Descriminalização das drogas… pelo STF?

Todos sabemos que as drogas matam, alimentam o tráfico nacional e internacional, criam quadrilhas, facções e milícias de várias formas, mas infelizmente, nossa Corte Suprema, novamente, se mete em assuntos que não são de sua responsabilidade. Estas tarefas vão muito além do normativo constitucional da função do STF. E seus ministros vão além, muito além… atualmente eles estão ditando leis e procedimentos, que é prerrogativa do Congresso Nacional.

Nossa Constituição, considerada “cidadã”, é complicada, por ser casuística demais com seus 250 artigos, com 128 emendas.
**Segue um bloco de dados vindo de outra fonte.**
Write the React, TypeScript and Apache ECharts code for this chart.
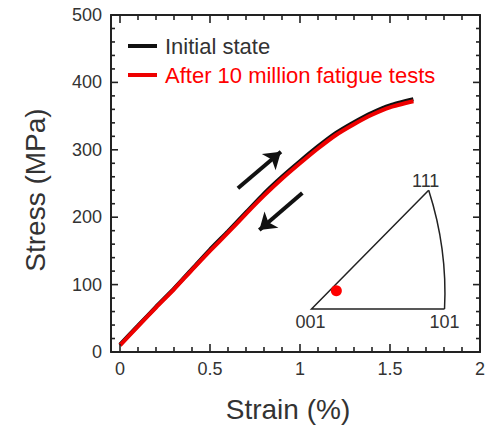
import React, { useEffect, useRef } from "react";
import * as echarts from "echarts";

// ---- data ----
const strain = [0, 0.1, 0.2, 0.3, 0.4, 0.5, 0.6, 0.7, 0.8, 0.9, 1.0, 1.1, 1.2, 1.3, 1.4, 1.5, 1.63];
const stressInitial = [11, 39, 67, 94, 123, 152, 179, 207, 235, 260, 283, 305, 325, 341, 355, 366, 375];
const stressFatigue = [10, 38, 66, 93, 122, 150, 177, 205, 232, 257, 280, 302, 322, 338, 352, 363, 372];

const xMajorTicks = [0, 0.5, 1, 1.5, 2];
const xMinorTicks = [0.1, 0.2, 0.3, 0.4, 0.6, 0.7, 0.8, 0.9, 1.1, 1.2, 1.3, 1.4, 1.6, 1.7, 1.8, 1.9];
const yMajorTicks = [0, 100, 200, 300, 400, 500];
const yMinorTicks = [20, 40, 60, 80, 120, 140, 160, 180, 220, 240, 260, 280, 320, 340, 360, 380, 420, 440, 460, 480];

const seriesNames = ["Initial state", "After 10 million fatigue tests"];

// loading / unloading direction arrows (strain, stress): [tail, head]
const arrowUp = [[0.655, 243], [0.894, 297]];
const arrowDown = [[1.013, 236], [0.774, 181]];

// inverse pole figure inset (in strain/stress coordinates)
const ipfLabels = ["001", "101", "111"];
const ipfCorners = [[1.064, 63.8], [1.803, 63.8], [1.715, 240]];
const ipfArcControl = [1.82, 152.8];
const ipfPoint = [1.202, 91];

const X_MIN = -0.05;
const X_MAX = 2;
const Y_MIN = 0;
const Y_MAX = 500;

const FONT = "'Liberation Sans', Arial, Helvetica, sans-serif";

export default function App() {
  const ref = useRef<HTMLDivElement>(null);

  useEffect(() => {
    if (!ref.current) return;
    const chart = echarts.init(ref.current, null, { renderer: "svg" });

    const pairs = (ys: number[]) => strain.map((x, i) => [x, ys[i]]);

    const axisLine = { show: true, onZero: false, lineStyle: { color: "#222", width: 2 } };
    const xBase = { type: "value", min: X_MIN, max: X_MAX, splitLine: { show: false }, axisTick: { show: false } };
    const yBase = { type: "value", min: Y_MIN, max: Y_MAX, interval: 100, splitLine: { show: false }, axisTick: { show: false } };

    const MAJOR = 8;
    const MINOR = 5;
    const TW = 1.6;

    const option: any = {
      animation: false,
      grid: { left: 111, right: 6, top: 15, bottom: 75 },
      xAxis: [
        {
          ...xBase,
          position: "bottom",
          axisLine,
          axisLabel: { show: true, customValues: xMajorTicks, fontSize: 18, color: "#333", fontFamily: FONT, margin: 8 },
        },
        {
          ...xBase,
          position: "top",
          axisLine,
          axisLabel: { show: false },
        },
      ],
      yAxis: [
        {
          ...yBase,
          position: "left",
          axisLine,
          axisLabel: { show: true, fontSize: 18, color: "#333", fontFamily: FONT, margin: 9 },
        },
        {
          ...yBase,
          position: "right",
          axisLine,
          axisLabel: { show: false },
        },
      ],
      legend: {
        left: 128,
        top: 34,
        padding: 0,
        orient: "vertical",
        itemWidth: 29,
        itemHeight: 4,
        itemGap: 5,
        icon: "rect",
        textStyle: { fontSize: 22, fontFamily: FONT, lineHeight: 24, padding: [0, 0, 0, 3] },
        data: [
          { name: seriesNames[0], textStyle: { color: "#333" } },
          { name: seriesNames[1], textStyle: { color: "#ff0000" } },
        ],
      },
      graphic: [
        {
          type: "text",
          x: 288,
          y: 409,
          style: { text: "Strain (%)", fontSize: 28, fontFamily: FONT, fill: "#333", align: "center", verticalAlign: "middle" },
        },
        {
          type: "text",
          x: 35,
          y: 190,
          rotation: Math.PI / 2,
          style: { text: "Stress (MPa)", fontSize: 28, fontFamily: FONT, fill: "#333", align: "center", verticalAlign: "middle" },
        },
      ],
      series: [
        {
          name: seriesNames[0],
          type: "line",
          xAxisIndex: 0,
          yAxisIndex: 0,
          data: pairs(stressInitial),
          showSymbol: false,
          smooth: 0.2,
          color: "#111",
          lineStyle: { color: "#111", width: 4 },
          z: 2,
        },
        {
          name: seriesNames[1],
          type: "line",
          xAxisIndex: 0,
          yAxisIndex: 0,
          data: pairs(stressFatigue),
          showSymbol: false,
          smooth: 0.2,
          color: "#ee0000",
          lineStyle: { color: "#ee0000", width: 4 },
          z: 3,
        },
        {
          type: "lines",
          coordinateSystem: "cartesian2d",
          xAxisIndex: 0,
          yAxisIndex: 0,
          symbol: ["none", "arrow"],
          symbolSize: 16,
          lineStyle: { color: "#111", width: 4, opacity: 1, curveness: 0 },
          data: [{ coords: arrowUp }, { coords: arrowDown }],
          z: 4,
        },
        {
          type: "custom",
          xAxisIndex: 0,
          yAxisIndex: 0,
          data: [ipfPoint],
          z: 5,
          renderItem: (_params: any, api: any) => {
            const c = ipfCorners.map((p) => api.coord(p));
            const ctrl = api.coord(ipfArcControl);
            const dot = api.coord(ipfPoint);
            const stroke = { stroke: "#222", lineWidth: 1.5, fill: "none" };
            const label = (text: string, x: number, y: number) => ({
              type: "text",
              x,
              y,
              style: { text, fontSize: 18, fontFamily: FONT, fill: "#333", align: "center", verticalAlign: "middle" },
            });

            // frame tick marks, inward on all four sides (filled thin rects)
            const lb = api.coord([X_MIN, Y_MIN]);
            const rt = api.coord([X_MAX, Y_MAX]);
            const tickFill = { fill: "#222" };
            const tickEls: any[] = [];
            const xTick = (v: number, len: number) => {
              const px = api.coord([v, Y_MIN])[0];
              tickEls.push({ type: "rect", shape: { x: px - TW / 2, y: lb[1] - len, width: TW, height: len }, style: tickFill });
              tickEls.push({ type: "rect", shape: { x: px - TW / 2, y: rt[1], width: TW, height: len }, style: tickFill });
            };
            const yTick = (v: number, len: number) => {
              const py = api.coord([X_MIN, v])[1];
              tickEls.push({ type: "rect", shape: { x: lb[0], y: py - TW / 2, width: len, height: TW }, style: tickFill });
              tickEls.push({ type: "rect", shape: { x: rt[0] - len, y: py - TW / 2, width: len, height: TW }, style: tickFill });
            };
            xMajorTicks.forEach((v) => xTick(v, MAJOR));
            xMinorTicks.forEach((v) => xTick(v, MINOR));
            yMajorTicks.forEach((v) => yTick(v, MAJOR - 1));
            yMinorTicks.forEach((v) => yTick(v, MINOR - 1));

            return {
              type: "group",
              children: [
                ...tickEls,
                { type: "polyline", shape: { points: [c[2], c[0], c[1]] }, style: stroke },
                {
                  type: "path",
                  shape: { pathData: `M${c[2][0]} ${c[2][1]} Q${ctrl[0]} ${ctrl[1]} ${c[1][0]} ${c[1][1]}` },
                  style: stroke,
                },
                { type: "circle", shape: { cx: dot[0], cy: dot[1], r: 5.5 }, style: { fill: "#ff0000" } },
                label(ipfLabels[0], c[0][0] - 1, c[0][1] + 13),
                label(ipfLabels[1], c[1][0], c[1][1] + 13),
                label(ipfLabels[2], c[2][0] - 3, c[2][1] - 9),
              ],
            };
          },
        },
      ],
    };

    chart.setOption(option);
    return () => chart.dispose();
  }, []);

  return <div ref={ref} style={{ position: "absolute", left: 0, top: 0, width: 488, height: 427 }} />;
}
Apenas citando como exemplo, a Constituição americana tem apenas 7 artigos e 27 emendas.

Nossas leis são ainda piores e, muitas vezes, o STF se vê diante do dilema de dizer se uma lei é ou não constitucional. Neste, e em outros assuntos, eles estão se metendo e, portanto, governando, já que os outros poderes têm que respeitar a sua decisão.

Foto: Google Imagens – Jovem Pan

Esta discussão nunca deveria estar no Supremo. Nossa Corte nunca deveria estar discutindo, como está, por exemplo, a taxa da remuneração do FGTS, nem o tempo que o governo federal tem para resolver o problema dos moradores de rua (120 dias?) e, muito menos a quantidade de drogas que deve ser considerada tráfico ou para uso próprio.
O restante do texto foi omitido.